>>>>

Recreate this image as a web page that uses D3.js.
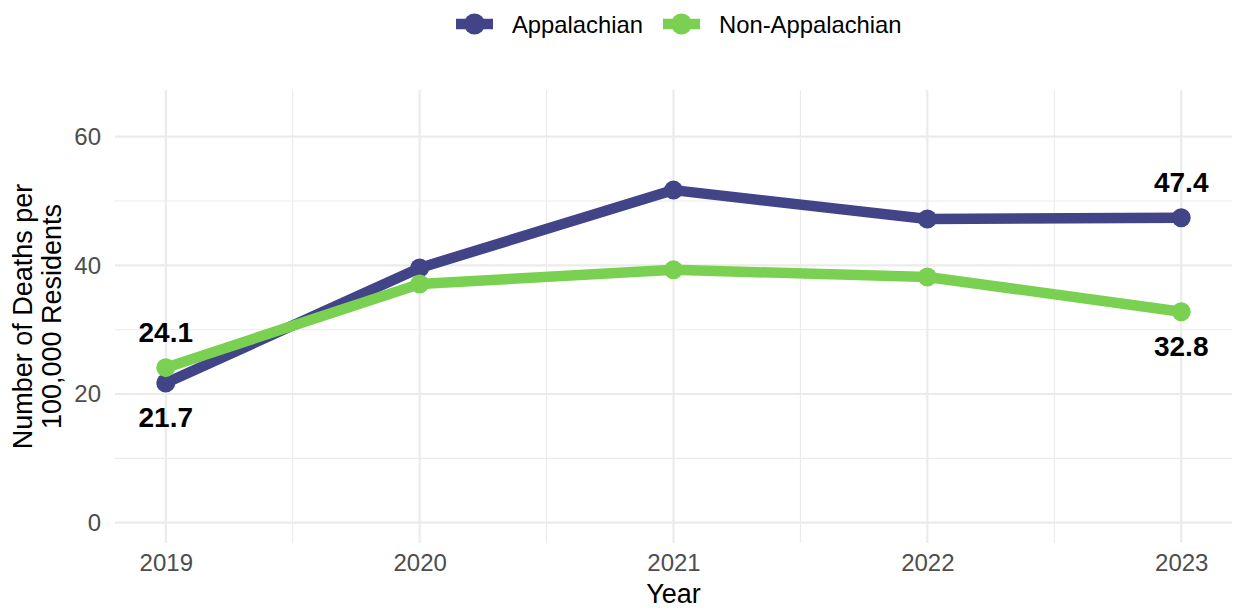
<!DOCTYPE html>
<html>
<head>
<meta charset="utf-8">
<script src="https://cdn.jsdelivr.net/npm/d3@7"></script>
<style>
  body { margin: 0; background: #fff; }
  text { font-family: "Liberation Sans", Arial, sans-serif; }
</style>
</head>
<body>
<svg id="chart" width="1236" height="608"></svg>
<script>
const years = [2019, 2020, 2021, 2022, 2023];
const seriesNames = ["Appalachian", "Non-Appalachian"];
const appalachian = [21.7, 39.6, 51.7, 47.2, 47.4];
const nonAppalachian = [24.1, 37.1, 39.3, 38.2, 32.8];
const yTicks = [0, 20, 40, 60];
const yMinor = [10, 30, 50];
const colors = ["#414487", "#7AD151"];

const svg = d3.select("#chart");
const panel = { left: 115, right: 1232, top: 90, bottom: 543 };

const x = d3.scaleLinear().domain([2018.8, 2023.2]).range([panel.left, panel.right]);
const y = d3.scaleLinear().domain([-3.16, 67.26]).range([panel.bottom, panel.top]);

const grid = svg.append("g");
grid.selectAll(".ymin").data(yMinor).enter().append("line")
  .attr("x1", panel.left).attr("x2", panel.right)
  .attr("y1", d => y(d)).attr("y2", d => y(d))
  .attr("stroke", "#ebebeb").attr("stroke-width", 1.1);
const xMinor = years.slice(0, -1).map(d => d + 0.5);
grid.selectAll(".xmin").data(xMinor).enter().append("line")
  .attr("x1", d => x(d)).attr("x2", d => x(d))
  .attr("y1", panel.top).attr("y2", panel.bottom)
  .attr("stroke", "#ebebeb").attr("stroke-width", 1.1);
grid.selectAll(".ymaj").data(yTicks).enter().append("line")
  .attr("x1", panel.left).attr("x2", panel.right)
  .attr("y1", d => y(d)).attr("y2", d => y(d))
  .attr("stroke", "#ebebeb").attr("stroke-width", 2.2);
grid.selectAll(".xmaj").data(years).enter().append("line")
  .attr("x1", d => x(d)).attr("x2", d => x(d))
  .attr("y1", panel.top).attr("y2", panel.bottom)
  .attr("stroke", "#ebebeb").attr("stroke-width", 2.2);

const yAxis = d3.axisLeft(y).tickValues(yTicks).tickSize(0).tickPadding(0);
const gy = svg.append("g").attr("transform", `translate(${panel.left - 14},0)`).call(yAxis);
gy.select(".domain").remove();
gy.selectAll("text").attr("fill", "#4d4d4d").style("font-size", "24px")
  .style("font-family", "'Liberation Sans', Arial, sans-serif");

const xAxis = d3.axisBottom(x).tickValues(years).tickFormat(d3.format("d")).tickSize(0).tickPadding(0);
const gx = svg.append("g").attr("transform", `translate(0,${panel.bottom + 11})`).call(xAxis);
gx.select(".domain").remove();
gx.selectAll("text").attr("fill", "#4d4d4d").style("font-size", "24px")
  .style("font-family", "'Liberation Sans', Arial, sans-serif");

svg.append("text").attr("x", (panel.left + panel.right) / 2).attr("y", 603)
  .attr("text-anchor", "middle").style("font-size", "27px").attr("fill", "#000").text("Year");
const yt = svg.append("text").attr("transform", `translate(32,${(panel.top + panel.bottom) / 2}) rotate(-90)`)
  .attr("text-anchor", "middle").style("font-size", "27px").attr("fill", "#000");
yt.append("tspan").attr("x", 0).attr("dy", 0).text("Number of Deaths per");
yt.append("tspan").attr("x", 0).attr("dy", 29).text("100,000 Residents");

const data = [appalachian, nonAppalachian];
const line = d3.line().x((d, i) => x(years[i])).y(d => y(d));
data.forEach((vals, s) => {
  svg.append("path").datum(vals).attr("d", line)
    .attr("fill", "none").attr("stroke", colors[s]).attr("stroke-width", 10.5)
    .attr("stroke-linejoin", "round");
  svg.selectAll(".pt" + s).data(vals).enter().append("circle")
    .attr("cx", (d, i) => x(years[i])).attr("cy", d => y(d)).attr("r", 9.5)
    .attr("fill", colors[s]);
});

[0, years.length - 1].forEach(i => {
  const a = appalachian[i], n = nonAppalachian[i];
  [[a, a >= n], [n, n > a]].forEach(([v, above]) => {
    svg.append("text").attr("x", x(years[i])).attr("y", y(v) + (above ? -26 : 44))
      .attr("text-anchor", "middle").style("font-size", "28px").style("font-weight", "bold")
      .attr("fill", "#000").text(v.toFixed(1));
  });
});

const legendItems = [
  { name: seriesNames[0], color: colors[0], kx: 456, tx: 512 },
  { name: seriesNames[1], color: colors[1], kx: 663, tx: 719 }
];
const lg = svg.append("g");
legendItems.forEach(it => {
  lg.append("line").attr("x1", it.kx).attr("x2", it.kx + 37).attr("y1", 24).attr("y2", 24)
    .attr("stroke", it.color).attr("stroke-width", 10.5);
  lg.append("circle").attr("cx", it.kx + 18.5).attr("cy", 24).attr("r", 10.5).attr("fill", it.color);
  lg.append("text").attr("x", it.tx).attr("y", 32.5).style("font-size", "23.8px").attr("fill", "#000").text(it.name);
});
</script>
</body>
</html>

<<<<
>>>>

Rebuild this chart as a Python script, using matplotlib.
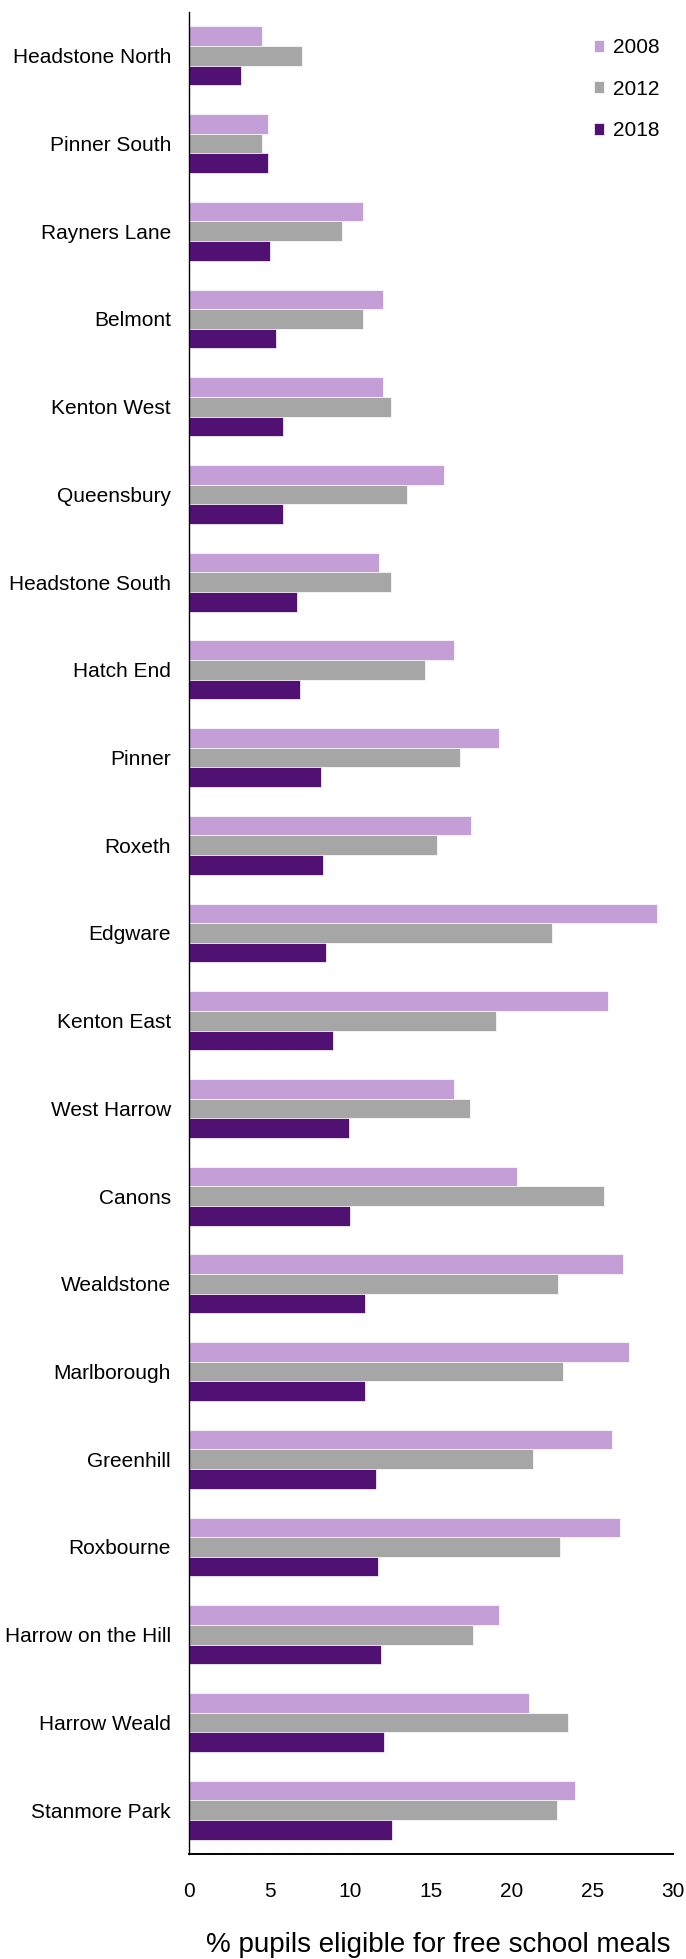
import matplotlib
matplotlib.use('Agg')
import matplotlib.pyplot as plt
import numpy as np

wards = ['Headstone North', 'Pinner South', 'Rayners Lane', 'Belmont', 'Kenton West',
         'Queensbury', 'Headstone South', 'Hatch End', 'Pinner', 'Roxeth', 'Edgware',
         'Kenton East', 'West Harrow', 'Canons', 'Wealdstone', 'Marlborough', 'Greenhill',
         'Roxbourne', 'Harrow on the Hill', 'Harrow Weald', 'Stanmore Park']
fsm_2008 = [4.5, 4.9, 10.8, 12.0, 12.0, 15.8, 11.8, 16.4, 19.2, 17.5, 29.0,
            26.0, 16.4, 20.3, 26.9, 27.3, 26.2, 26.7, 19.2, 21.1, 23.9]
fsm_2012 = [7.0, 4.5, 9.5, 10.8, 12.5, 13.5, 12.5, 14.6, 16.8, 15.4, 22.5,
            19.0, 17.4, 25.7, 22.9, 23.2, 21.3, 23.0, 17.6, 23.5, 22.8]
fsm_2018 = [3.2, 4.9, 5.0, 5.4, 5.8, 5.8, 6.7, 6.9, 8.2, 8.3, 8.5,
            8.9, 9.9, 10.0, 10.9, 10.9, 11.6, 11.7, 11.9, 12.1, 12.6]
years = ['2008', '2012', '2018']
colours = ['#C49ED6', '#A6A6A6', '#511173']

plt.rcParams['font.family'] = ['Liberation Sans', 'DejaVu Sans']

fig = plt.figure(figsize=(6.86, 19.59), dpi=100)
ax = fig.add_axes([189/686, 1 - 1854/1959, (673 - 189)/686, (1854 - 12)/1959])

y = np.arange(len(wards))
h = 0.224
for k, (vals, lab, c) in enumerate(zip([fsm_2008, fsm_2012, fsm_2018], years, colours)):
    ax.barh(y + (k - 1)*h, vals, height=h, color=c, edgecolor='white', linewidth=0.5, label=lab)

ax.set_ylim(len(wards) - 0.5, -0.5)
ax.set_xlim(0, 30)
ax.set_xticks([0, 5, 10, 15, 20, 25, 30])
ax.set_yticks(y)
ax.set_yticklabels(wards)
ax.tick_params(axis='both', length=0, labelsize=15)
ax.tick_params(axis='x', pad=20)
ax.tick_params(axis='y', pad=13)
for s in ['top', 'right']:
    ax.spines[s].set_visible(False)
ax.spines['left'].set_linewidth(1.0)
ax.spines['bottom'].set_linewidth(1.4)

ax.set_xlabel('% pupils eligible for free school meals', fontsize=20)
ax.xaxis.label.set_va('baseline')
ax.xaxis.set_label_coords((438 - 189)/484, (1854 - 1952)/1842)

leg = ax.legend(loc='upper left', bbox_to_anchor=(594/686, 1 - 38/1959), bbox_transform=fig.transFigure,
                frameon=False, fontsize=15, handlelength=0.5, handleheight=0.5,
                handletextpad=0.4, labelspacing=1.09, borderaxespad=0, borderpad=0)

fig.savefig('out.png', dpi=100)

<<<<
>>>>

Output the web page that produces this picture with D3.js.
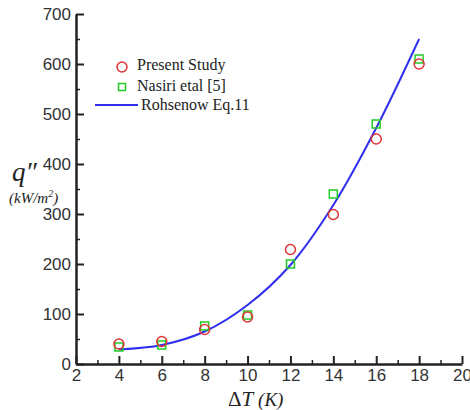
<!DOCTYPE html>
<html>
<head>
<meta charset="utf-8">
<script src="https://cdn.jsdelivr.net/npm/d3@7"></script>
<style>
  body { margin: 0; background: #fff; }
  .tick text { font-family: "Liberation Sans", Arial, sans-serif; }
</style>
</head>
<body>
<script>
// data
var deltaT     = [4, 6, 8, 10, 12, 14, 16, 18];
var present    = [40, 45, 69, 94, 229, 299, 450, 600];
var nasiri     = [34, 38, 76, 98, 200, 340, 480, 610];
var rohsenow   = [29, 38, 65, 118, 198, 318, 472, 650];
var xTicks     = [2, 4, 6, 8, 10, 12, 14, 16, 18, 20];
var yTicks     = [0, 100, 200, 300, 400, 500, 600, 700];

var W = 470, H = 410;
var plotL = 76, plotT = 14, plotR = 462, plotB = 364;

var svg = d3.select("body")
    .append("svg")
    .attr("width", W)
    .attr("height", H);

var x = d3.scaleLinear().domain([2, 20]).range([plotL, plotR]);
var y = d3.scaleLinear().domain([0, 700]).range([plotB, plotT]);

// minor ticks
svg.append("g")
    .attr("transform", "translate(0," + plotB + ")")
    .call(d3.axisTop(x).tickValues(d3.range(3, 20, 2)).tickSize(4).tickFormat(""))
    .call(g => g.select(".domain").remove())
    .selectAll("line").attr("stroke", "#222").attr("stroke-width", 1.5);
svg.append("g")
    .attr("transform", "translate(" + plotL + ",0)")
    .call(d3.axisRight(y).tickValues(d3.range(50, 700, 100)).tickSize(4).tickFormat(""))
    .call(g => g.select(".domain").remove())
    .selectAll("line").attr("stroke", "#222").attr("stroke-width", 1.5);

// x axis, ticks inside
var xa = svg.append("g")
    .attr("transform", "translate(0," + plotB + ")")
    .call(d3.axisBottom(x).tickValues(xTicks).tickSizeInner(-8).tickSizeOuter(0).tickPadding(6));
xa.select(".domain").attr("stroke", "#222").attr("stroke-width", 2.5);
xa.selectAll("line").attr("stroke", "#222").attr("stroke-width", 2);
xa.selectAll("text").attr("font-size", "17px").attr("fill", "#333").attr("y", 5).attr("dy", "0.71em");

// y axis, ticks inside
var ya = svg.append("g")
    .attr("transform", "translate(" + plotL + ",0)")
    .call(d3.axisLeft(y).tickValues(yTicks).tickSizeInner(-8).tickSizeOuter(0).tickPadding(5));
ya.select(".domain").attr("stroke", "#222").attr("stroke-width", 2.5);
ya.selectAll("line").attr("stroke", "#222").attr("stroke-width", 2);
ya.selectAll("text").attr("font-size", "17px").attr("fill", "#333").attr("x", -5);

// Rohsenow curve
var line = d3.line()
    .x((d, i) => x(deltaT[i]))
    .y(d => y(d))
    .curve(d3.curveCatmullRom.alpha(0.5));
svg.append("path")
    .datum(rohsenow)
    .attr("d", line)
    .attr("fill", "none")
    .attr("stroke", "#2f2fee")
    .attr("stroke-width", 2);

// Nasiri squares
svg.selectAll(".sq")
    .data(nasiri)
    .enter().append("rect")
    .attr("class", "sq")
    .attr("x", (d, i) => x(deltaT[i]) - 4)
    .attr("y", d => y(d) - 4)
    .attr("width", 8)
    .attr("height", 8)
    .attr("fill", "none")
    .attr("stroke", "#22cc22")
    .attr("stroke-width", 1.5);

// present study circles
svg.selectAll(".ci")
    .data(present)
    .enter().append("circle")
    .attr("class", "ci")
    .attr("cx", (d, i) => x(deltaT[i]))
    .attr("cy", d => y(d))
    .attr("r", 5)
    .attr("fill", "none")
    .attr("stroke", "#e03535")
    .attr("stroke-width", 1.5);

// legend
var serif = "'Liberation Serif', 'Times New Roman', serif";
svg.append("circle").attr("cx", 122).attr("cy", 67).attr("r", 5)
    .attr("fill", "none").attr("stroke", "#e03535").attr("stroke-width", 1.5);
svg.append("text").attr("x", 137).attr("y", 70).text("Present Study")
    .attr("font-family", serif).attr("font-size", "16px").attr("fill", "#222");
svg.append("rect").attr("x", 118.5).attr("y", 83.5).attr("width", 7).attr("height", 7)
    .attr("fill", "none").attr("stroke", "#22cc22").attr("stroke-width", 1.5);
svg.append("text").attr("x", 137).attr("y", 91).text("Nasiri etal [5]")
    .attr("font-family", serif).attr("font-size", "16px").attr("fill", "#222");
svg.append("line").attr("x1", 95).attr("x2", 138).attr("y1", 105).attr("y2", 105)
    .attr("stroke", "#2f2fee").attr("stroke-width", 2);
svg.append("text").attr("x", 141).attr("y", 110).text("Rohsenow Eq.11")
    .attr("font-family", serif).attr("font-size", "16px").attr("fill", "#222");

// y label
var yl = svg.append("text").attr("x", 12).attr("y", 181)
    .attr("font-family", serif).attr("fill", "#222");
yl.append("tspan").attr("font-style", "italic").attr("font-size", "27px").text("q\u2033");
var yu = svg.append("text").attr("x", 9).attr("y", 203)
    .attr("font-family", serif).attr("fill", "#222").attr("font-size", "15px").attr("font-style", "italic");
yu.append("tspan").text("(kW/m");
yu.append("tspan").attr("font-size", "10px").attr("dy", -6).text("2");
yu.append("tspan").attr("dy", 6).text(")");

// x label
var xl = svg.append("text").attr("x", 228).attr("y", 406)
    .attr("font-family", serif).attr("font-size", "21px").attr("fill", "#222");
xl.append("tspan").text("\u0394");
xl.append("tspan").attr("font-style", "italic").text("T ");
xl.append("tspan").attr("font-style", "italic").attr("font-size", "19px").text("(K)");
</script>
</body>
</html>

<<<<

#### What is required:
Reproduce the data above exactly, but only from the line containing "Rebuild this chart" through the line containing "ax.barh(y + (k"; skip the pictures.

#### Expected answer:
Rebuild this chart as a Python script, using matplotlib.
import matplotlib
matplotlib.use('Agg')
import matplotlib.pyplot as plt
import numpy as np

wards = ['Headstone North', 'Pinner South', 'Rayners Lane', 'Belmont', 'Kenton West',
         'Queensbury', 'Headstone South', 'Hatch End', 'Pinner', 'Roxeth', 'Edgware',
         'Kenton East', 'West Harrow', 'Canons', 'Wealdstone', 'Marlborough', 'Greenhill',
         'Roxbourne', 'Harrow on the Hill', 'Harrow Weald', 'Stanmore Park']
fsm_2008 = [4.5, 4.9, 10.8, 12.0, 12.0, 15.8, 11.8, 16.4, 19.2, 17.5, 29.0,
            26.0, 16.4, 20.3, 26.9, 27.3, 26.2, 26.7, 19.2, 21.1, 23.9]
fsm_2012 = [7.0, 4.5, 9.5, 10.8, 12.5, 13.5, 12.5, 14.6, 16.8, 15.4, 22.5,
            19.0, 17.4, 25.7, 22.9, 23.2, 21.3, 23.0, 17.6, 23.5, 22.8]
fsm_2018 = [3.2, 4.9, 5.0, 5.4, 5.8, 5.8, 6.7, 6.9, 8.2, 8.3, 8.5,
            8.9, 9.9, 10.0, 10.9, 10.9, 11.6, 11.7, 11.9, 12.1, 12.6]
years = ['2008', '2012', '2018']
colours = ['#C49ED6', '#A6A6A6', '#511173']

plt.rcParams['font.family'] = ['Liberation Sans', 'DejaVu Sans']

fig = plt.figure(figsize=(6.86, 19.59), dpi=100)
ax = fig.add_axes([189/686, 1 - 1854/1959, (673 - 189)/686, (1854 - 12)/1959])

y = np.arange(len(wards))
h = 0.224
for k, (vals, lab, c) in enumerate(zip([fsm_2008, fsm_2012, fsm_2018], years, colours)):
    ax.barh(y + (k - 1)*h, vals, height=h, color=c, edgecolor='white', linewidth=0.5, label=lab)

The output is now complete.